Menjalankan Perintah Petinggi Partai, Terdakwa Akui Terima Uang
Pledoi:

Menjalankan Perintah Petinggi Partai, Terdakwa Akui Terima Uang

Berharap dihukum ringan.

Oleh:
Aji Prasetyo
Bacaan 2 Menit
Eni Saragih di kursi terdakwa. Foto: RES
Eni Saragih di kursi terdakwa. Foto: RES

Mantan Wakil Ketua Komisi VII DPR, Eni Maulani Saragih, telah menyampaikan nota pembelaan atas tuntutan jaksa Komisi Pemberantasan Korupsi. Penuntum umum KPK sebelumnya menuntut Eni 8 tahun penjara, plus hukuman tambahan lain.

 

Ada beberapa hal menarik dalam pledoi Eni di Pengadilan Tindak Pidana Korupsi Jakarta. Pertama, Eni mengaku pada awalnya tidak mengetahui jika fee yang dia terima dari pemilik saham Blackgold Natural Resources (BNR) Ltd Johanes Budisutrisno Kotjo sebesar Rp4,75 miliar dan sejumlah penerimaan gratifikasi dengan total Rp5,6 miliar dan Sin$40 ribu dari sejumlah pengusaha termasuk Samin Tan adalah suatu kesalahan.

 

Semula Eni menganggap pemberian uang itu adalah pemberian sebagai teman.

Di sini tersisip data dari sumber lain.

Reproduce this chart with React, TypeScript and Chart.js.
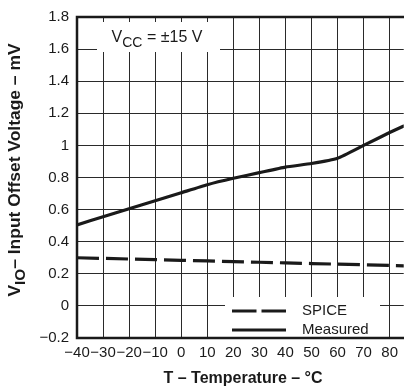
import React, { useEffect, useRef } from "react";
import { Chart, registerables } from "chart.js";

Chart.register(...registerables);

// Temperature (°C) and input offset voltage (mV)
const temperatures = [-40, -30, -20, -10, 0, 10, 20, 30, 40, 50, 60, 70, 80, 90];
const measuredVio = [0.505, 0.555, 0.605, 0.655, 0.705, 0.755, 0.795, 0.83, 0.865, 0.887, 0.92, 1.0, 1.08, 1.155];
const spiceVio = [0.3, 0.296, 0.292, 0.288, 0.284, 0.28, 0.276, 0.272, 0.268, 0.264, 0.26, 0.256, 0.252, 0.248];

const xTickValues = [-40, -30, -20, -10, 0, 10, 20, 30, 40, 50, 60, 70, 80];
const yTickValues = [-0.2, 0, 0.2, 0.4, 0.6, 0.8, 1, 1.2, 1.4, 1.6, 1.8];

const FONT = "'Liberation Sans', Arial, Helvetica, sans-serif";
const INK = "#1a1a1a";

const fmt = (v: number) => {
  const r = Math.round(v * 10) / 10;
  const s = String(r);
  return r < 0 ? "\u2212" + s.slice(1) : s;
};

type Seg = { t: string; sub?: boolean };

// Draws a run of text (with optional subscripts) centred on (cx, cy),
// optionally stretched so that it spans `targetWidth` pixels.
function drawSegments(
  ctx: CanvasRenderingContext2D,
  segs: Seg[],
  cx: number,
  cy: number,
  size: number,
  subSize: number,
  bold: boolean,
  targetWidth?: number
) {
  const setFont = (s: Seg) => {
    ctx.font = `${bold ? "bold " : ""}${s.sub ? subSize : size}px ${FONT}`;
  };
  const total = segs.reduce((a, s) => {
    setFont(s);
    return a + ctx.measureText(s.t).width;
  }, 0);
  const k = targetWidth ? targetWidth / total : 1;
  ctx.save();
  ctx.translate(cx, cy);
  ctx.scale(k, 1);
  let x = -total / 2;
  ctx.textBaseline = "middle";
  ctx.textAlign = "left";
  for (const s of segs) {
    setFont(s);
    ctx.fillText(s.t, x, s.sub ? size * 0.32 : 0);
    x += ctx.measureText(s.t).width;
  }
  ctx.restore();
}

const overlays = {
  id: "overlays",
  beforeDatasetsDraw(chart: any) {
    const { ctx, chartArea: a } = chart;
    ctx.save();
    ctx.fillStyle = "#ffffff";
    // condition box and legend box hide the grid behind them
    ctx.fillRect(a.left + 20, a.top + 5, 123, 30);
    ctx.fillRect(a.left + 148, a.top + 280, 155, 43);
    ctx.restore();
  },
  afterDraw(chart: any) {
    const { ctx, chartArea: a } = chart;
    ctx.save();
    ctx.strokeStyle = INK;
    ctx.lineWidth = 2.5;
    ctx.beginPath();
    ctx.moveTo(a.right + 2, a.top);
    ctx.lineTo(a.left, a.top);
    ctx.lineTo(a.left, a.bottom);
    ctx.lineTo(a.right + 2, a.bottom);
    ctx.stroke();

    ctx.fillStyle = INK;
    // supply condition
    drawSegments(ctx, [{ t: "V" }, { t: "CC", sub: true }, { t: " = \u00b115 V" }], a.left + 80, a.top + 21, 16, 14, false);

    // legend
    const lx = a.left + 155;
    ctx.lineWidth = 3.2;
    ctx.lineCap = "butt";
    ctx.setLineDash([24.5, 5]);
    ctx.beginPath();
    ctx.moveTo(lx, a.top + 294);
    ctx.lineTo(lx + 54, a.top + 294);
    ctx.stroke();
    ctx.setLineDash([]);
    ctx.beginPath();
    ctx.moveTo(lx, a.top + 313);
    ctx.lineTo(lx + 54, a.top + 313);
    ctx.stroke();
    ctx.font = `15px ${FONT}`;
    ctx.textAlign = "left";
    ctx.textBaseline = "middle";
    ctx.fillText("SPICE", lx + 70, a.top + 294);
    ctx.fillText("Measured", lx + 70, a.top + 313);

    // axis titles
    drawSegments(ctx, [{ t: "T \u2013 Temperature \u2013 \u00b0C" }], 243, 379, 16, 16, true);

    ctx.translate(16, 170);
    ctx.rotate(-Math.PI / 2);
    drawSegments(
      ctx,
      [{ t: "V" }, { t: "IO", sub: true }, { t: "\u2013 Input Offset Voltage \u2013 mV" }],
      0,
      0,
      16,
      14,
      true,
      253
    );
    ctx.restore();
  },
};

export default function App() {
  const ref = useRef<HTMLCanvasElement>(null);

  useEffect(() => {
    if (!ref.current) return;
    const chart = new Chart(ref.current, {
      type: "line",
      data: {
        datasets: [
          {
            label: "SPICE",
            data: temperatures.map((t, i) => ({ x: t, y: spiceVio[i] })),
            borderColor: INK,
            borderWidth: 3.2,
            borderDash: [22, 7],
            borderCapStyle: "butt",
            pointRadius: 0,
            fill: false,
          },
          {
            label: "Measured",
            data: temperatures.map((t, i) => ({ x: t, y: measuredVio[i] })),
            borderColor: INK,
            borderWidth: 3.2,
            pointRadius: 0,
            tension: 0.15,
            fill: false,
          },
        ],
      },
      options: {
        animation: false,
        responsive: false,
        layout: { padding: { top: 10, right: 0, left: 0, bottom: 0 } },
        plugins: { legend: { display: false }, tooltip: { enabled: false } },
        scales: {
          x: {
            type: "linear",
            min: -40,
            max: 85.4,
            afterBuildTicks: (s: any) => {
              s.ticks = xTickValues.map((v) => ({ value: v }));
            },
            afterFit: (s: any) => {
              s.height = 54;
            },
            grid: { color: "#2a2a2a", lineWidth: 1, drawTicks: false },
            border: { display: false },
            ticks: {
              padding: 6,
              color: INK,
              font: { family: FONT, size: 15 },
              maxRotation: 0,
              autoSkip: false,
              callback: (v: any) => fmt(Number(v)),
            },
          },
          y: {
            type: "linear",
            min: -0.2,
            max: 1.8,
            afterBuildTicks: (s: any) => {
              s.ticks = yTickValues.map((v) => ({ value: v }));
            },
            afterFit: (s: any) => {
              s.width = 77;
            },
            grid: { color: "#2a2a2a", lineWidth: 1, drawTicks: false },
            border: { display: false },
            ticks: {
              padding: 8,
              color: INK,
              font: { family: FONT, size: 15 },
              autoSkip: false,
              callback: (v: any) => fmt(Number(v)),
            },
          },
        },
      },
      plugins: [overlays],
    } as any);
    return () => chart.destroy();
  }, []);

  return (
    <div style={{ position: "fixed", left: 0, top: 0, width: 404, height: 392, background: "#fff" }}>
      <canvas ref={ref} width={404} height={392} />
    </div>
  );
}
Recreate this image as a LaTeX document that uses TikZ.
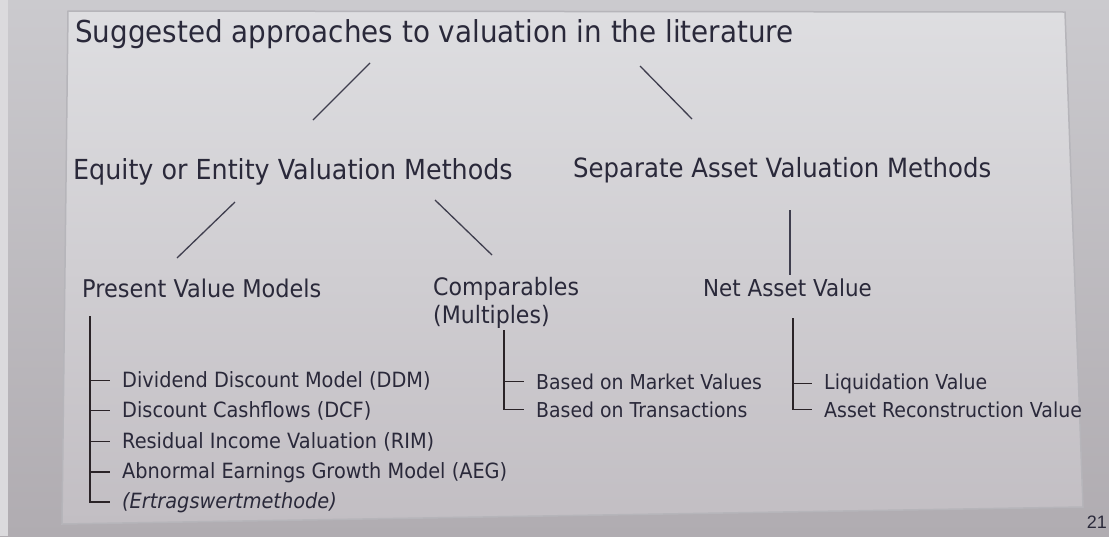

Belakangan, Eni dasar perbuatan menerima uang sebagai pelanggaran hukum karena statusnya sebagai anggota DPR sekaligus Wakil Ketua Komisi VII DPR. Pada status itu melekat label penyelenggara negara.

 

Kedua, Eni menyoroti tuntutan jaksa KPK. Ia menilai tidak adil tuntutan pidana penjara selama 8 tahun. Itu pun masih ada hukuman tambahan. Sebab selama ini ia merasa sudah bersifat kooperatif dengan memberikan keterangan untuk membantu penyidik atau  penuntut umum membuat terang perkara ini, termasuk membuka sejumlah nama yang diduga kuat terlibat.

 

(Baca juga: Dituntut 8 Tahun Penjara Plus Hukuman Tambahan, Terdakwa Ini Kritik KPK)

 

Tuntutan 8 tahun ini sedikit banyak juga dipengaruhi penolakan KPK atas permohonan sebagai justice collaborator. Alasan penolakan ini karena ia dianggap sebagai pelaku utama, tetapi Eni menampiknya. “Saya bukan siapa-siapa tanpa perintah petinggi partai,” ujarnya saat membacakan pledoi di Pengadilan Tipikor, Jakarta, Selasa (19/02).

 

Menurut Eni perkenalannya dengan Johanes Kotjo yang dianggap sebagai pengusaha besar sejak jaman Prasiden Soeharto tidak terlepas dari peran para petinggi partai. Di awal nota pembelaan ia menyebut mendapat perintah dari Setya Novanto selaku Ketua Fraksi Partai Golkar ketika itu untuk mengawal proyek ini.

 

“Kiranya perlu saya sampaikan kepada majelis hakim yang mulia bahwa saya ikut terlibat dalam proyek ini tentu semata-mata karena posisi saya selaku petugas partai,” tuturnya.